The last example I want to talk about is a particularly fun many layers of education example, but a colleague of mine was recently, a couple months ago, was picking up her kid from school, and she was wearing an Urban Institute-branded fleece, and another parent came up to her and was like, oh, do you work at Urban? I actually work at PBS, and I don't know if you've heard, but Urban makes this great tool called the Education Data Portal, and we've been using it to pull geocoded lists of schools and school districts to think about how that maps to our broadcasting coverage, and I talked about ways to use data on school funding to specifically identify under-resourced schools to think about how that maps to where PBS has prioritized their broadcast coverage.

So these are just three of thousands of questions that users are answering at the portal, and this graph is probably pretty tiny, but last month you can see 4,000 unique users, where here I'm using IP addresses as a proxy for users, because we don't collect that data, but what I think is interesting, or I think lots of things are interesting about this.
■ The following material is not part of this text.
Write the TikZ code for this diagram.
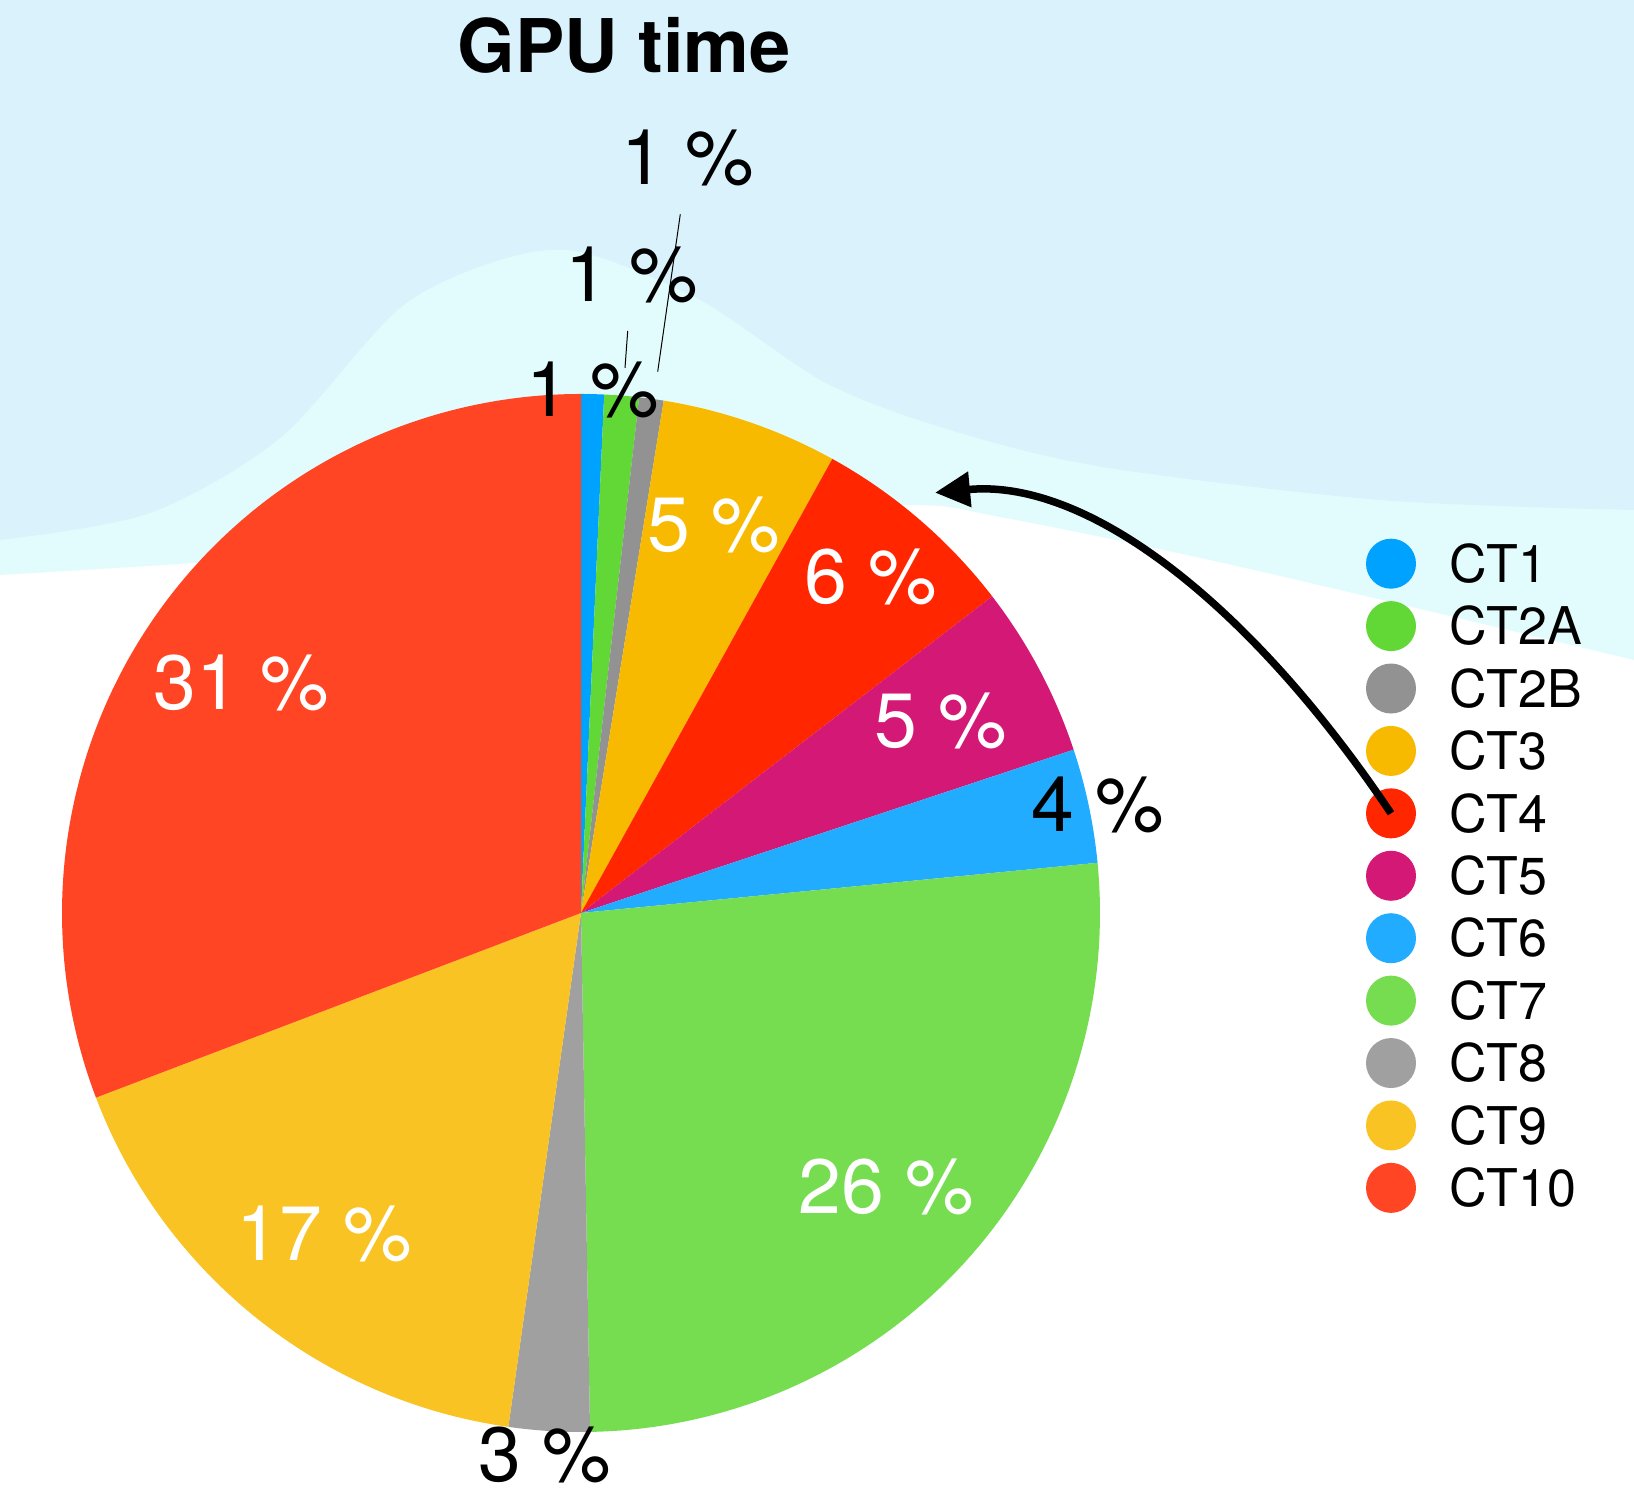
\documentclass[tikz,border=0pt]{standalone}
\usepackage{fontspec}
\setmainfont{TeX Gyre Heros}
\usetikzlibrary{calc}
\usetikzlibrary{math}
\usetikzlibrary{arrows.meta}

\tikzset{
  pct/.style={font=\fontsize{77}{80}\selectfont, anchor=base, inner sep=0pt},
  pct_in/.style={pct, text=white},
  key_dot/.style={circle, minimum size=50pt, inner sep=0pt},
  key_text/.style={font=\fontsize{52}{56}\selectfont, anchor=base west, inner sep=0pt},
  leader/.style={line width=1pt},
}

\begin{document}
\begin{tikzpicture}[x=1pt, y=1pt]
    \definecolor{skyBlue}{RGB}{217, 242, 252}
    \definecolor{skyCyan}{RGB}{226, 252, 253}
    \definecolor{ct1}{RGB}{0, 162, 255}
    \definecolor{ct2a}{RGB}{97, 216, 54}
    \definecolor{ct2b}{RGB}{146, 146, 146}
    \definecolor{ct3}{RGB}{248, 186, 0}
    \definecolor{ct4}{RGB}{255, 38, 0}
    \definecolor{ct5}{RGB}{212, 24, 118}
    \definecolor{ct6}{RGB}{34, 172, 255}
    \definecolor{ct7}{RGB}{118, 221, 80}
    \definecolor{ct8}{RGB}{160, 160, 160}
    \definecolor{ct9}{RGB}{249, 196, 35}
    \definecolor{ct10}{RGB}{255, 69, 35}

    \tikzmath {
        \pieR = 519;
        \keyX = 1391;
        \keyY = 934.3;
        \keyD = 62.42;
        \keyTx = 1449;
    }

    \useasboundingbox (0,0) rectangle (1634,1498);
    \fill[white] (0,0) rectangle (1634,1498);

    % sky bands behind the chart
    \fill[skyCyan] (0,1498) -- (0,923)
        -- plot[smooth] coordinates {(0,923) (300,943) (600,978) (900,993) (1000,981) (1241,931) (1634,838)}
        -- (1634,1498) -- cycle;
    \fill[skyBlue] (0,1498) -- (0,958)
        -- plot[smooth] coordinates {(0,958) (150,985) (280,1060) (400,1190) (500,1238)
            (580,1246) (700,1198) (826,1115) (950,1068) (1103,1031) (1380,998) (1634,988)}
        -- (1634,1498) -- cycle;

    \coordinate (pie_c) at (581,585);

    % slices, clockwise from the top (bearings in degrees)
    \foreach \from/\to/\col in {0/2.56/ct1, 2.56/6.43/ct2a, 6.43/9.17/ct2b, 9.17/28.96/ct3,
        28.96/52.4/ct4, 52.4/71.66/ct5, 71.66/84.45/ct6, 84.45/179/ct7,
        179/188.05/ct8, 188.05/249.16/ct9, 249.16/360/ct10}
    {
        \fill[\col] (pie_c) -- ($(pie_c) + (90-\from:\pieR)$)
            arc[start angle=90-\from, end angle=90-\to, radius=\pieR] -- cycle;
    }

    \node[font=\fontsize{74}{78}\selectfont\bfseries, anchor=base] (title) at (624,1425) {GPU time};

    % labels inside the slices
    \node[pct_in] (lab_ct10) at (241,788.5) {31 \%};
    \node[pct_in] (lab_ct9) at (324,237) {17 \%};
    \node[pct_in] (lab_ct7) at (886,284) {26 \%};
    \node[pct_in] (lab_ct3) at (714,946) {5 \%};
    \node[pct_in] (lab_ct4) at (871,894) {6 \%};
    \node[pct_in] (lab_ct5) at (941,750) {5 \%};

    % labels outside
    \node[pct] (lab_ct6) at (1098,666) {4 \%};
    \node[pct] (lab_ct8) at (545,16) {3 \%};
    \node[pct] (lab_ct1) at (592.5,1081) {1 \%};
    \node[pct] (lab_ct2a) at (631.7,1196) {1 \%};
    \node[pct] (lab_ct2b) at (687.5,1313) {1 \%};

    \coordinate (lead_a1) at (627.7,1167);
    \coordinate (lead_a2) at (625,1130);
    \coordinate (lead_b1) at (680.3,1283.7);
    \coordinate (lead_b2) at (657.7,1126.3);
    \draw[leader] (lead_a1) -- (lead_a2);
    \draw[leader] (lead_b1) -- (lead_b2);

    % legend
    \foreach \name/\col [count=\i from 0] in {CT1/ct1, CT2A/ct2a, CT2B/ct2b, CT3/ct3, CT4/ct4,
        CT5/ct5, CT6/ct6, CT7/ct7, CT8/ct8, CT9/ct9, CT10/ct10}
    {
        \node[key_dot, fill=\col] (dot\i) at (\keyX, \keyY - \i*\keyD) {};
        \node[key_text] (key\i) at (\keyTx, \keyY - \i*\keyD - 18.7) {\name};
    }

    \coordinate (arrow_tip) at (935,1005.3);
    \draw[line width=7.5pt, -{Triangle[length=35pt, width=34pt]}]
        (dot4.center) .. controls (1253,890.3) and (1090,1020) .. (arrow_tip);

\end{tikzpicture}
\end{document}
One, I think, is just the fact that as much as I would love to believe that everyone is using the R package and everyone's using the Data Explorer, ultimately that's just a very small number of the folks who are using the portal every month, and the vast majority are coming from folks who are either directly connecting from the API, so that's using Python or JavaScript or other applications or other programming languages that we don't have packages for, but what a lot of that also is is folks who are building their own Power BI or Tableau or whatever other kinds of dashboards or other kinds of user interfaces to build their own tools to help folks who they're one step closer to answer their own questions.

So ultimately, while I think folks in this room who are data scientists or data engineers, it comes really natural to us to think about building tools for other data scientists or other engineers, similarly as R programmers or Python programmers, it might be really natural to think about building tools for other R programmers and Python programmers, but I think that by unlocking data for more people, we can allow more questions to find evidence-based answers that ultimately drive impact in the places that folks are working. Thanks so much.

By unlocking data for more people, we can allow more questions to find evidence-based answers that ultimately drive impact in the places that folks are working.